■ Recorded information ■

---*---

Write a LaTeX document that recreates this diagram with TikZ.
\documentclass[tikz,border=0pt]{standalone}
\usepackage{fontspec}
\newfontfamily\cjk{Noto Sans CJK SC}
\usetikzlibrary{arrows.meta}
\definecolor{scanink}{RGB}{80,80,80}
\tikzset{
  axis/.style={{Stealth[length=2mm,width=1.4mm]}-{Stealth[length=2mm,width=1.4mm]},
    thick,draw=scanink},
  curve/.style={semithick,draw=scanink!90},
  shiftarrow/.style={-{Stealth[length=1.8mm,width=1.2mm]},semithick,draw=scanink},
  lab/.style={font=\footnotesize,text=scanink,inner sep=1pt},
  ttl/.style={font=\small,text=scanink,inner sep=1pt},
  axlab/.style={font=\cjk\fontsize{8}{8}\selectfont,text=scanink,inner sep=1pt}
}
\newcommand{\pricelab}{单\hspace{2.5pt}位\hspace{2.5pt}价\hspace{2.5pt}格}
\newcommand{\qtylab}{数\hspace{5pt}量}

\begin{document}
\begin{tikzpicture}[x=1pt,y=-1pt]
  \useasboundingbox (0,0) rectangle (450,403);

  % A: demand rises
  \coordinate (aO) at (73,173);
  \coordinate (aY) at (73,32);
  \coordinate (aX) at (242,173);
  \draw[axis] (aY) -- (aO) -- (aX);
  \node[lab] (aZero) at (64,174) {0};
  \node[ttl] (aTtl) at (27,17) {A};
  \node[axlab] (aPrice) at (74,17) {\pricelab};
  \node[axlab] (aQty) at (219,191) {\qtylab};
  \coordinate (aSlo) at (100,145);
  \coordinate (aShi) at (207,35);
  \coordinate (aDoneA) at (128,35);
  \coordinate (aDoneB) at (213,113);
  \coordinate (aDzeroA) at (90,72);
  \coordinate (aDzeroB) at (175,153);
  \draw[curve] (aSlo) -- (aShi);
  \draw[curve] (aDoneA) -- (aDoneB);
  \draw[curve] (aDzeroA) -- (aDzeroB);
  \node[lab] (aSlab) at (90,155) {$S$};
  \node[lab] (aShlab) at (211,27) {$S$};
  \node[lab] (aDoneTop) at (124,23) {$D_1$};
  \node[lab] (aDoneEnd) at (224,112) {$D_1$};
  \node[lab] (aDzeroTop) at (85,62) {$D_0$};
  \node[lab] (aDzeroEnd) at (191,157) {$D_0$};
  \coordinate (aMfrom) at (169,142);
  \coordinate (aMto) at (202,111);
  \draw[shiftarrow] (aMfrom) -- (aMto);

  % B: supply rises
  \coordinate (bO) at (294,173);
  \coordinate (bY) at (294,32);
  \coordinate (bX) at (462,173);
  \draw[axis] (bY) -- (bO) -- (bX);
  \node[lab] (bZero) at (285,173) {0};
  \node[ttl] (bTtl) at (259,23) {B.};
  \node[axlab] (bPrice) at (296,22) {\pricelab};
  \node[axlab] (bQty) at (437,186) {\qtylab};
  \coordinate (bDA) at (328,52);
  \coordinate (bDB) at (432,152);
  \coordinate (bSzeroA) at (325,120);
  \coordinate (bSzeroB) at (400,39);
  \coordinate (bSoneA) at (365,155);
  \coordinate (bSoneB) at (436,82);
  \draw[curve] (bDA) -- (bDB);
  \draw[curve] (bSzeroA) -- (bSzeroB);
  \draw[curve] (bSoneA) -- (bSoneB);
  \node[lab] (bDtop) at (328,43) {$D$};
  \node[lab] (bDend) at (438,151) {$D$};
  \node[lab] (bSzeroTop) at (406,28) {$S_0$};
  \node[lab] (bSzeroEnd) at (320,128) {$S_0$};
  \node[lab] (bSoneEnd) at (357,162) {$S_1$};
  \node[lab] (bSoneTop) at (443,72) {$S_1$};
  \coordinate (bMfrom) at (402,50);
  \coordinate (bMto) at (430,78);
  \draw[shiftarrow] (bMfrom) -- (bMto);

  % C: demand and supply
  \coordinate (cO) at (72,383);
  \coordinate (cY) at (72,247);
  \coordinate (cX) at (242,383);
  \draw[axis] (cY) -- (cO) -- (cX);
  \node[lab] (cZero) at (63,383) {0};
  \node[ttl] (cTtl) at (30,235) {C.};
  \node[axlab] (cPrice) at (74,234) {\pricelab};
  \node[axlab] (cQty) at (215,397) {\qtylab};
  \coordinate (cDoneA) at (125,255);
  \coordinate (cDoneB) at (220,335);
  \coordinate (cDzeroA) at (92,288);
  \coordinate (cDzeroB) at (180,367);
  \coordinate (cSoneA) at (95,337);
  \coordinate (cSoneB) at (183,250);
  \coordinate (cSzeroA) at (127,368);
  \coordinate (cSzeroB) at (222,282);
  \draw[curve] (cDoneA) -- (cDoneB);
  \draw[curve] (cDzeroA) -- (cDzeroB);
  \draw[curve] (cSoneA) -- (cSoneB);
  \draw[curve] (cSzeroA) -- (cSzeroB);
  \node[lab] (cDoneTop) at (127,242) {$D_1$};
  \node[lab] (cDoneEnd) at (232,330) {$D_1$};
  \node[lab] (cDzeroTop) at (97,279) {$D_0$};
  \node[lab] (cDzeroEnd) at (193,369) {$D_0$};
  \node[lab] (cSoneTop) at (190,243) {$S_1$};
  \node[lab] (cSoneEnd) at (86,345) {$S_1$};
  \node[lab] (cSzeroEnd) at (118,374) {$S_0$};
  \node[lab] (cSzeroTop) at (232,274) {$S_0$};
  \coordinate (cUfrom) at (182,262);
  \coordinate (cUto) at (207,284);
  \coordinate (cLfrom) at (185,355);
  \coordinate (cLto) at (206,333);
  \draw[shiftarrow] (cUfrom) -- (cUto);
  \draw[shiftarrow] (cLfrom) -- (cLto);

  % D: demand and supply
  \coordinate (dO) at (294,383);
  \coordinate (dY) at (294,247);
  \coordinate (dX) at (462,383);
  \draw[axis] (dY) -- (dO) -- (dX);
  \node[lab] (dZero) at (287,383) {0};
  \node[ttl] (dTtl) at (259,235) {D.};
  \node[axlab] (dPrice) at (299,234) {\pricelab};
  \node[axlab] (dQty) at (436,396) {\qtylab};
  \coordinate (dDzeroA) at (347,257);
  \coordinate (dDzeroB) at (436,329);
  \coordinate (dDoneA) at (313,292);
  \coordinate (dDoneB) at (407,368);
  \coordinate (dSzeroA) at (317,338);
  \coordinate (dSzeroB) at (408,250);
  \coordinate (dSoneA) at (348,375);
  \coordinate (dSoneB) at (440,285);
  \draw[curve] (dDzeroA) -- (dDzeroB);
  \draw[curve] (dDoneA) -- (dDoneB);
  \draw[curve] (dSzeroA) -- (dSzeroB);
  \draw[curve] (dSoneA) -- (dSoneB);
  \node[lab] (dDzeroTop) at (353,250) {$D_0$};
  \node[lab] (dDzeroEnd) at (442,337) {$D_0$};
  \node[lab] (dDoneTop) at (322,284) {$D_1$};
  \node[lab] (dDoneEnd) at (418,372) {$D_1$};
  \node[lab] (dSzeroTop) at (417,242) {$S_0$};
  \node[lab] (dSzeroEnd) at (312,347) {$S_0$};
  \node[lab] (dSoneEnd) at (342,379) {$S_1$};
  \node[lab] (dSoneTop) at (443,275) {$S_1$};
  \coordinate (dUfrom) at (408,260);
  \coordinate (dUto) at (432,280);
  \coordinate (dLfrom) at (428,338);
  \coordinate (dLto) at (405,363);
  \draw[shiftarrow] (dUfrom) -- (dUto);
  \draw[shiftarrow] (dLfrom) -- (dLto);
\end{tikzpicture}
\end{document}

---*---

■ Aim of the exercise ■
Transcribe every line of the data, exactly as it stands.

■ Correct answer ■
Write a LaTeX document that recreates this diagram with TikZ.
\documentclass[tikz,border=0pt]{standalone}
\usepackage{fontspec}
\newfontfamily\cjk{Noto Sans CJK SC}
\usetikzlibrary{arrows.meta}
\definecolor{scanink}{RGB}{80,80,80}
\tikzset{
  axis/.style={{Stealth[length=2mm,width=1.4mm]}-{Stealth[length=2mm,width=1.4mm]},
    thick,draw=scanink},
  curve/.style={semithick,draw=scanink!90},
  shiftarrow/.style={-{Stealth[length=1.8mm,width=1.2mm]},semithick,draw=scanink},
  lab/.style={font=\footnotesize,text=scanink,inner sep=1pt},
  ttl/.style={font=\small,text=scanink,inner sep=1pt},
  axlab/.style={font=\cjk\fontsize{8}{8}\selectfont,text=scanink,inner sep=1pt}
}
\newcommand{\pricelab}{单\hspace{2.5pt}位\hspace{2.5pt}价\hspace{2.5pt}格}
\newcommand{\qtylab}{数\hspace{5pt}量}

\begin{document}
\begin{tikzpicture}[x=1pt,y=-1pt]
  \useasboundingbox (0,0) rectangle (450,403);

  % A: demand rises
  \coordinate (aO) at (73,173);
  \coordinate (aY) at (73,32);
  \coordinate (aX) at (242,173);
  \draw[axis] (aY) -- (aO) -- (aX);
  \node[lab] (aZero) at (64,174) {0};
  \node[ttl] (aTtl) at (27,17) {A};
  \node[axlab] (aPrice) at (74,17) {\pricelab};
  \node[axlab] (aQty) at (219,191) {\qtylab};
  \coordinate (aSlo) at (100,145);
  \coordinate (aShi) at (207,35);
  \coordinate (aDoneA) at (128,35);
  \coordinate (aDoneB) at (213,113);
  \coordinate (aDzeroA) at (90,72);
  \coordinate (aDzeroB) at (175,153);
  \draw[curve] (aSlo) -- (aShi);
  \draw[curve] (aDoneA) -- (aDoneB);
  \draw[curve] (aDzeroA) -- (aDzeroB);
  \node[lab] (aSlab) at (90,155) {$S$};
  \node[lab] (aShlab) at (211,27) {$S$};
  \node[lab] (aDoneTop) at (124,23) {$D_1$};
  \node[lab] (aDoneEnd) at (224,112) {$D_1$};
  \node[lab] (aDzeroTop) at (85,62) {$D_0$};
  \node[lab] (aDzeroEnd) at (191,157) {$D_0$};
  \coordinate (aMfrom) at (169,142);
  \coordinate (aMto) at (202,111);
  \draw[shiftarrow] (aMfrom) -- (aMto);

  % B: supply rises
  \coordinate (bO) at (294,173);
  \coordinate (bY) at (294,32);
  \coordinate (bX) at (462,173);
  \draw[axis] (bY) -- (bO) -- (bX);
  \node[lab] (bZero) at (285,173) {0};
  \node[ttl] (bTtl) at (259,23) {B.};
  \node[axlab] (bPrice) at (296,22) {\pricelab};
  \node[axlab] (bQty) at (437,186) {\qtylab};
  \coordinate (bDA) at (328,52);
  \coordinate (bDB) at (432,152);
  \coordinate (bSzeroA) at (325,120);
  \coordinate (bSzeroB) at (400,39);
  \coordinate (bSoneA) at (365,155);
  \coordinate (bSoneB) at (436,82);
  \draw[curve] (bDA) -- (bDB);
  \draw[curve] (bSzeroA) -- (bSzeroB);
  \draw[curve] (bSoneA) -- (bSoneB);
  \node[lab] (bDtop) at (328,43) {$D$};
  \node[lab] (bDend) at (438,151) {$D$};
  \node[lab] (bSzeroTop) at (406,28) {$S_0$};
  \node[lab] (bSzeroEnd) at (320,128) {$S_0$};
  \node[lab] (bSoneEnd) at (357,162) {$S_1$};
  \node[lab] (bSoneTop) at (443,72) {$S_1$};
  \coordinate (bMfrom) at (402,50);
  \coordinate (bMto) at (430,78);
  \draw[shiftarrow] (bMfrom) -- (bMto);

  % C: demand and supply
  \coordinate (cO) at (72,383);
  \coordinate (cY) at (72,247);
  \coordinate (cX) at (242,383);
  \draw[axis] (cY) -- (cO) -- (cX);
  \node[lab] (cZero) at (63,383) {0};
  \node[ttl] (cTtl) at (30,235) {C.};
  \node[axlab] (cPrice) at (74,234) {\pricelab};
  \node[axlab] (cQty) at (215,397) {\qtylab};
  \coordinate (cDoneA) at (125,255);
  \coordinate (cDoneB) at (220,335);
  \coordinate (cDzeroA) at (92,288);
  \coordinate (cDzeroB) at (180,367);
  \coordinate (cSoneA) at (95,337);
  \coordinate (cSoneB) at (183,250);
  \coordinate (cSzeroA) at (127,368);
  \coordinate (cSzeroB) at (222,282);
  \draw[curve] (cDoneA) -- (cDoneB);
  \draw[curve] (cDzeroA) -- (cDzeroB);
  \draw[curve] (cSoneA) -- (cSoneB);
  \draw[curve] (cSzeroA) -- (cSzeroB);
  \node[lab] (cDoneTop) at (127,242) {$D_1$};
  \node[lab] (cDoneEnd) at (232,330) {$D_1$};
  \node[lab] (cDzeroTop) at (97,279) {$D_0$};
  \node[lab] (cDzeroEnd) at (193,369) {$D_0$};
  \node[lab] (cSoneTop) at (190,243) {$S_1$};
  \node[lab] (cSoneEnd) at (86,345) {$S_1$};
  \node[lab] (cSzeroEnd) at (118,374) {$S_0$};
  \node[lab] (cSzeroTop) at (232,274) {$S_0$};
  \coordinate (cUfrom) at (182,262);
  \coordinate (cUto) at (207,284);
  \coordinate (cLfrom) at (185,355);
  \coordinate (cLto) at (206,333);
  \draw[shiftarrow] (cUfrom) -- (cUto);
  \draw[shiftarrow] (cLfrom) -- (cLto);

  % D: demand and supply
  \coordinate (dO) at (294,383);
  \coordinate (dY) at (294,247);
  \coordinate (dX) at (462,383);
  \draw[axis] (dY) -- (dO) -- (dX);
  \node[lab] (dZero) at (287,383) {0};
  \node[ttl] (dTtl) at (259,235) {D.};
  \node[axlab] (dPrice) at (299,234) {\pricelab};
  \node[axlab] (dQty) at (436,396) {\qtylab};
  \coordinate (dDzeroA) at (347,257);
  \coordinate (dDzeroB) at (436,329);
  \coordinate (dDoneA) at (313,292);
  \coordinate (dDoneB) at (407,368);
  \coordinate (dSzeroA) at (317,338);
  \coordinate (dSzeroB) at (408,250);
  \coordinate (dSoneA) at (348,375);
  \coordinate (dSoneB) at (440,285);
  \draw[curve] (dDzeroA) -- (dDzeroB);
  \draw[curve] (dDoneA) -- (dDoneB);
  \draw[curve] (dSzeroA) -- (dSzeroB);
  \draw[curve] (dSoneA) -- (dSoneB);
  \node[lab] (dDzeroTop) at (353,250) {$D_0$};
  \node[lab] (dDzeroEnd) at (442,337) {$D_0$};
  \node[lab] (dDoneTop) at (322,284) {$D_1$};
  \node[lab] (dDoneEnd) at (418,372) {$D_1$};
  \node[lab] (dSzeroTop) at (417,242) {$S_0$};
  \node[lab] (dSzeroEnd) at (312,347) {$S_0$};
  \node[lab] (dSoneEnd) at (342,379) {$S_1$};
  \node[lab] (dSoneTop) at (443,275) {$S_1$};
  \coordinate (dUfrom) at (408,260);
  \coordinate (dUto) at (432,280);
  \coordinate (dLfrom) at (428,338);
  \coordinate (dLto) at (405,363);
  \draw[shiftarrow] (dUfrom) -- (dUto);
  \draw[shiftarrow] (dLfrom) -- (dLto);
\end{tikzpicture}
\end{document}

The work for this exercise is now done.